It started out as a beautification and community development project, but a pedestrian plaza on the Brooklyn-Queens border is an eyesore that is detrimental to business, locals say.
Five parking spots were permanently removed last November when the Department of Transportation (DOT) built the plaza at Drew Street and 101st at City Line.
“This plaza has totally crippled my business,” said Ahmad Ubayda, owner of the 99 Cent Ozone Park Discount Hardware store on the corner of the block. “This has been my worst year of business because they took away parking spaces for my customers but aren’t even using them.”
The site has deteriorated since its opening, locals charged.
Four tables and 12 chairs set up in a small section of the plaza while most of the space isn’t used.
Initial plans called for ample seating space, permanent bench seating and bike parking. When the plaza was first built there were plenty of chairs and tables, some even with umbrellas.
But a few weeks after its grand opening much of the furniture, which was chained up to a nearby light pole, was stolen and it hasn’t been fully replaced since, according to residents.
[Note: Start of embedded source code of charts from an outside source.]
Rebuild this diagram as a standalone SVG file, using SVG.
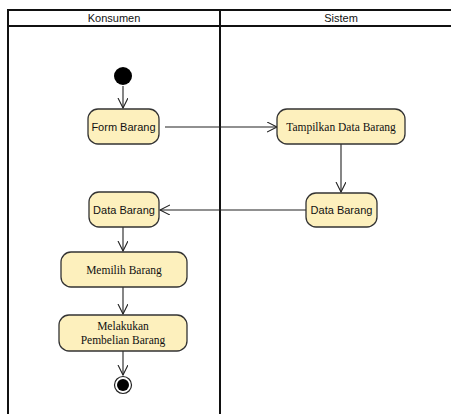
<svg xmlns="http://www.w3.org/2000/svg" width="451" height="414" viewBox="0 0 451 414">
<style>
.lane{fill:none;stroke:#111;stroke-width:2}
.act{fill:#fdf0bd;stroke:#333;stroke-width:1.3}
.sans{font-family:"Liberation Sans",Arial,sans-serif;font-size:11px;fill:#111;text-anchor:middle}
.serif{font-family:"Liberation Serif","Times New Roman",serif;font-size:11.5px;fill:#111;text-anchor:middle}
.edge{fill:none;stroke:#222;stroke-width:1.1}
</style>
<defs>
<marker id="arr" markerWidth="12" markerHeight="12" refX="10" refY="5" orient="auto" markerUnits="userSpaceOnUse">
<path d="M0,0 L10,5 L0,10" fill="none" stroke="#222" stroke-width="1.1"/>
</marker>
</defs>
<rect width="451" height="414" fill="#fff"/>
<g id="swimlanes">
<path class="lane" d="M8,414 V10 H451 M8,26 H451 M220,10 V414"/>
<text class="sans" x="114" y="22">Konsumen</text>
<text class="sans" x="341" y="22">Sistem</text>
</g>
<g id="connectors">
<path class="edge" d="M123,86 V108" marker-end="url(#arr)"/>
<path class="edge" d="M165,127 H277" marker-end="url(#arr)"/>
<path class="edge" d="M341,144 V192" marker-end="url(#arr)"/>
<path class="edge" d="M306,210 H160" marker-end="url(#arr)"/>
<path class="edge" d="M123,227 V251" marker-end="url(#arr)"/>
<path class="edge" d="M123,287 V314" marker-end="url(#arr)"/>
<path class="edge" d="M123,351 V375" marker-end="url(#arr)"/>
</g>
<g id="start"><circle cx="123" cy="76" r="9" fill="#000"/></g>
<g id="form-barang">
<rect class="act" x="88" y="109" width="71" height="35" rx="10"/>
<text class="sans" x="123.5" y="130.5">Form Barang</text>
</g>
<g id="tampilkan-data-barang">
<rect class="act" x="277" y="109" width="128" height="35" rx="10"/>
<text class="serif" x="341" y="130.5">Tampilkan Data Barang</text>
</g>
<g id="data-barang-sistem">
<rect class="act" x="306" y="193" width="71" height="34" rx="10"/>
<text class="sans" x="341.5" y="214">Data Barang</text>
</g>
<g id="data-barang-konsumen">
<rect class="act" x="89" y="192" width="70" height="35" rx="10"/>
<text class="sans" x="124" y="214">Data Barang</text>
</g>
<g id="memilih-barang">
<rect class="act" x="61" y="252" width="126" height="35" rx="10"/>
<text class="serif" x="124" y="273.5">Memilih Barang</text>
</g>
<g id="melakukan-pembelian-barang">
<rect class="act" x="59" y="315" width="128" height="36" rx="10"/>
<text class="serif" x="123" y="329.5">Melakukan</text>
<text class="serif" x="123" y="343.5">Pembelian Barang</text>
</g>
<g id="end">
<circle cx="123" cy="385" r="8.5" fill="#fff" stroke="#222" stroke-width="1.2"/>
<circle cx="123" cy="385" r="6" fill="#000"/>
</g>
</svg>
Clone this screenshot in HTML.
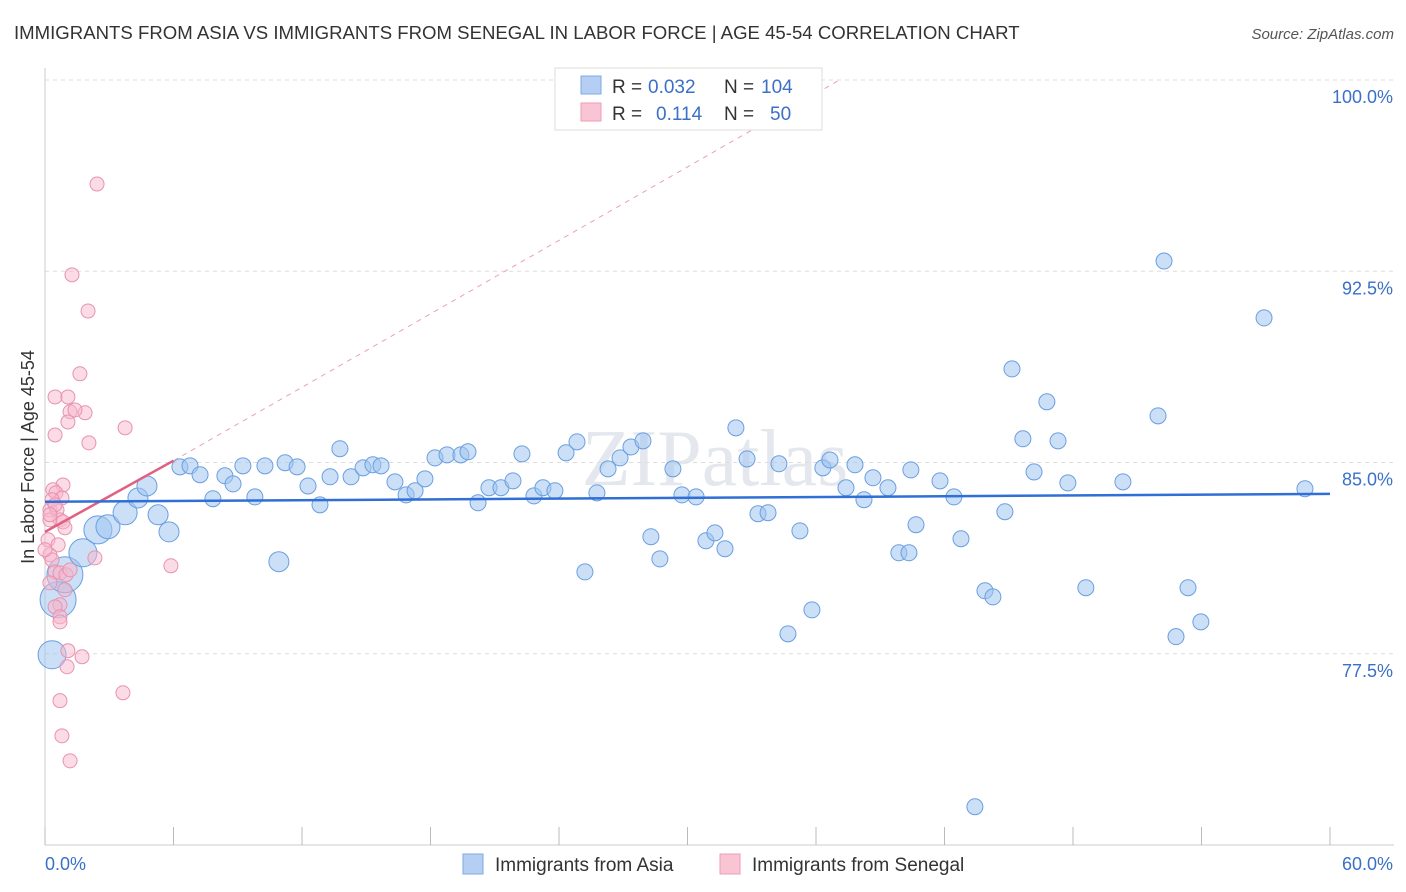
<!DOCTYPE html>
<html><head><meta charset="utf-8"><style>
body{margin:0;background:#fff;font-family:"Liberation Sans",sans-serif;}
#c{position:relative;width:1406px;height:892px;overflow:hidden}
</style></head><body>
<div id="c">
<svg id="svg" width="1406" height="892" xmlns="http://www.w3.org/2000/svg">
<text x="14" y="39" font-size="18.6" fill="#333">IMMIGRANTS FROM ASIA VS IMMIGRANTS FROM SENEGAL IN LABOR FORCE | AGE 45-54 CORRELATION CHART</text>
<text x="1394" y="39" font-size="15" fill="#555" font-style="italic" text-anchor="end">Source: ZipAtlas.com</text>
<text x="34" y="457" font-size="18" fill="#333" text-anchor="middle" transform="rotate(-90 34 457)">In Labor Force | Age 45-54</text>
<text x="715" y="485" font-size="80" fill="#e4e8ee" text-anchor="middle" font-family="Liberation Serif,serif">ZIPatlas</text>
<g id="grid"></g><g id="marks"></g>
<g>
<rect x="555" y="68" width="267" height="62" fill="#fff" stroke="#ddd"/>
<rect x="581" y="76" width="20" height="18" fill="#b4cff3" stroke="#7ea8e4"/>
<rect x="581" y="103" width="20" height="18" fill="#f9c4d4" stroke="#ee9bb4"/>
<text x="612" y="93" font-size="19" fill="#333">R =</text>
<text x="648" y="93" font-size="19" fill="#3a70c8">0.032</text>
<text x="724" y="93" font-size="19" fill="#333">N =</text>
<text x="761" y="93" font-size="19" fill="#3a70c8">104</text>
<text x="612" y="120" font-size="19" fill="#333">R =</text>
<text x="656" y="120" font-size="19" fill="#3a70c8">0.114</text>
<text x="724" y="120" font-size="19" fill="#333">N =</text>
<text x="770" y="120" font-size="19" fill="#3a70c8">50</text>
</g>
<g>
<rect x="463" y="854" width="20" height="20" fill="#b4cff3" stroke="#7ea8e4"/>
<text x="495" y="871" font-size="19" fill="#333">Immigrants from Asia</text>
<rect x="720" y="854" width="20" height="20" fill="#f9c4d4" stroke="#ee9bb4"/>
<text x="752" y="871" font-size="19" fill="#333">Immigrants from Senegal</text>
</g>
</svg></div>
<script>
const xTicks=[0,6,12,18,24,30,36,42,48,54,60];
const yTicks=[77.5,85,92.5,100];
const yTickLabels=["77.5%","85.0%","92.5%","100.0%"];
const asiaX=[0.33,0.61,0.93,1.77,2.47,2.94,3.74,4.34,4.76,5.28,5.79,6.30,6.77,7.24,7.84,8.40,8.78,9.24,9.80,10.27,10.92,11.21,11.77,12.28,12.84,13.31,13.77,14.29,14.85,15.31,15.69,16.34,16.86,17.28,17.74,18.21,18.77,19.42,19.75,20.22,20.73,21.29,21.85,22.27,22.83,23.25,23.81,24.33,24.84,25.21,25.77,26.29,26.85,27.36,27.92,28.29,28.71,29.32,29.74,30.40,30.86,31.28,31.75,32.26,32.78,33.29,33.76,34.27,34.69,35.25,35.81,36.32,36.65,37.40,37.82,38.24,38.66,39.36,39.87,40.34,40.43,40.67,41.79,42.44,42.77,43.42,43.89,44.26,44.82,45.15,45.66,46.18,46.78,47.30,47.76,48.60,50.33,51.97,52.25,52.81,53.37,53.97,56.92,58.83];
const asiaY=[77.46,79.62,80.60,81.46,82.36,82.48,83.03,83.61,84.08,82.95,82.28,84.83,84.87,84.52,83.58,84.48,84.16,84.87,83.65,84.87,81.11,84.99,84.83,84.08,83.34,84.44,85.54,84.44,84.79,84.91,84.87,84.24,83.73,83.89,84.36,85.18,85.30,85.30,85.42,83.42,84.01,84.01,84.28,85.34,83.69,84.01,83.89,85.38,85.81,80.71,83.81,84.75,85.18,85.61,85.85,82.09,81.22,84.75,83.73,83.65,81.93,82.24,81.62,86.36,85.14,82.99,83.03,84.95,78.28,82.32,79.22,84.79,85.10,84.01,84.91,83.54,84.40,84.01,81.46,81.46,84.71,82.56,84.28,83.65,82.01,71.50,79.97,79.73,83.07,88.67,85.93,84.63,87.38,85.85,84.20,80.09,84.24,86.83,92.90,78.17,80.09,78.75,90.67,83.97];
const asiaSize=[14,18,18,14,14,12,12,10,10,10,10,8,8,8,8,8,8,8,8,8,10];
const senX=[2.43,1.26,2.01,1.63,0.47,1.07,1.17,1.87,1.40,1.07,0.47,3.74,2.05,0.84,0.37,0.51,0.79,0.23,0.56,0.70,0.23,0.84,0.23,0.33,0.47,2.33,0.70,0.98,1.17,0.23,0.93,0.70,0.47,0.70,0.70,1.07,1.73,1.03,3.64,0.70,0.79,1.17,5.88,0.33,0.47,0.14,0.61,0.00,0.93,0.23];
const senY=[95.92,92.36,90.94,88.48,87.57,87.57,86.99,86.95,87.06,86.59,86.08,86.36,85.77,84.12,83.93,83.81,83.61,83.14,83.14,82.75,82.75,82.67,81.38,81.18,80.71,81.26,80.67,80.60,80.79,80.28,80.01,79.42,79.34,78.95,78.75,77.62,77.38,76.99,75.97,75.66,74.28,73.30,80.95,83.54,83.34,81.97,81.77,81.58,82.44,82.95];
const asiaTrend=[83.46,83.77];
const senTrend=[82.28,0.465];
const senDashEnd=[37.1,100];

const NS="http://www.w3.org/2000/svg";
const X0=45,X1=1330,Y0=80,YB=845;
const sx=v=>X0+(v/60)*(X1-X0);
const sy=v=>Y0+(100-v)/30*(YB-Y0);
function mk(tag,attrs,parent){const e=document.createElementNS(NS,tag);for(const k in attrs)e.setAttribute(k,attrs[k]);parent.appendChild(e);return e;}
const grid=document.getElementById('grid'),marks=document.getElementById('marks');
yTicks.forEach((t,i)=>{
  const l=mk('line',{x1:X0,x2:1394,y1:sy(t),y2:sy(t),stroke:'#ddd','stroke-dasharray':'4,4'},grid);
  
  
  const tx=mk('text',{x:1393,y:sy(t)+23,'font-size':18,fill:'#3a70c8','text-anchor':'end'},grid);
  tx.textContent=yTickLabels[i];
  
  
});
const ax=mk('line',{x1:X0,x2:1394,y1:YB,y2:YB,stroke:'#ccc'},grid);


const ay=mk('line',{x1:X0,x2:X0,y1:68,y2:YB,stroke:'#ccc'},grid);


xTicks.forEach(t=>{
  const l=mk('line',{x1:sx(t),x2:sx(t),y1:827,y2:YB,stroke:'#bbb'},grid);
  
  
});
[[0,'0.0%','start',45],[60,'60.0%','end',1393]].forEach(a=>{
  const tx=mk('text',{x:a[3],y:870,'font-size':18,fill:'#3a70c8','text-anchor':a[2]},grid);
  tx.textContent=a[1];
  
  
});
asiaX.forEach((x,i)=>{
  const c=mk('circle',{cx:sx(x),cy:sy(asiaY[i]),r:asiaSize[i]||8,fill:'rgba(160,196,240,0.55)',stroke:'#6a9fe0','stroke-width':1},marks);
  
  
});
senX.forEach((x,i)=>{
  const c=mk('circle',{cx:sx(x),cy:sy(senY[i]),r:7,fill:'rgba(247,184,205,0.5)',stroke:'#e893ae','stroke-width':1},marks);
  
  
});
const d=mk('line',{x1:sx(6),y1:sy(senTrend[0]+6*senTrend[1]),x2:sx(senDashEnd[0]),y2:sy(senDashEnd[1]),stroke:'#eaa0b6','stroke-dasharray':'5,5','stroke-width':1},marks);


const st=mk('line',{x1:sx(0),y1:sy(senTrend[0]),x2:sx(6),y2:sy(senTrend[0]+6*senTrend[1]),stroke:'#e0607f','stroke-width':2.5},marks);


const bt=mk('line',{x1:sx(0),y1:sy(asiaTrend[0]),x2:sx(60),y2:sy(asiaTrend[1]),stroke:'#2f6fd6','stroke-width':2.5},marks);


</script>
</body></html>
Now the plaza has just four tables, 12 chairs, two permanent benches and no bike parking space.
Moreover, the Bangladesh American Community Development and Youth Services Corporation (BACDYS), a local nonprofit organization, is responsible for the plaza’s upkeep, according to the DOT. Yet garbage overflowed from several cans and littered the floors on Monday.
BACDYS, which teamed up with the DOT to create the plaza, got support from local businesses and from Community Board 9 of Queens and Community Board 5 of Brooklyn before they went through with the project.
Many of the businesses on the strip did agree to the proposed idea under the impression that it would be good for the growth of their stores.
Photo courtesy of DOT
But Ubayda said it has done the exact opposite for his, which has put his store and livelihood in limbo.
Steve Melnick, a former resident of the area, shared his concern at the meetings that were held for the plaza before it was built. He said this plaza is nothing like it was planned.
“This [plaza] is something that this nonprofit group wanted but they are not following through,” Melnick said. “As tax payers, we have the right to know what’s going on with the property.”
Mary Ann Carey, District Manager of Community Board 9, has reached out to the DOT about the plaza, according to a spokeswoman from the board, but it is not yet known if they have responded.
A phone number for BACDYS was not accepting calls; there was no answer at another number for the group.
The DOT also did not immediately respond for comment.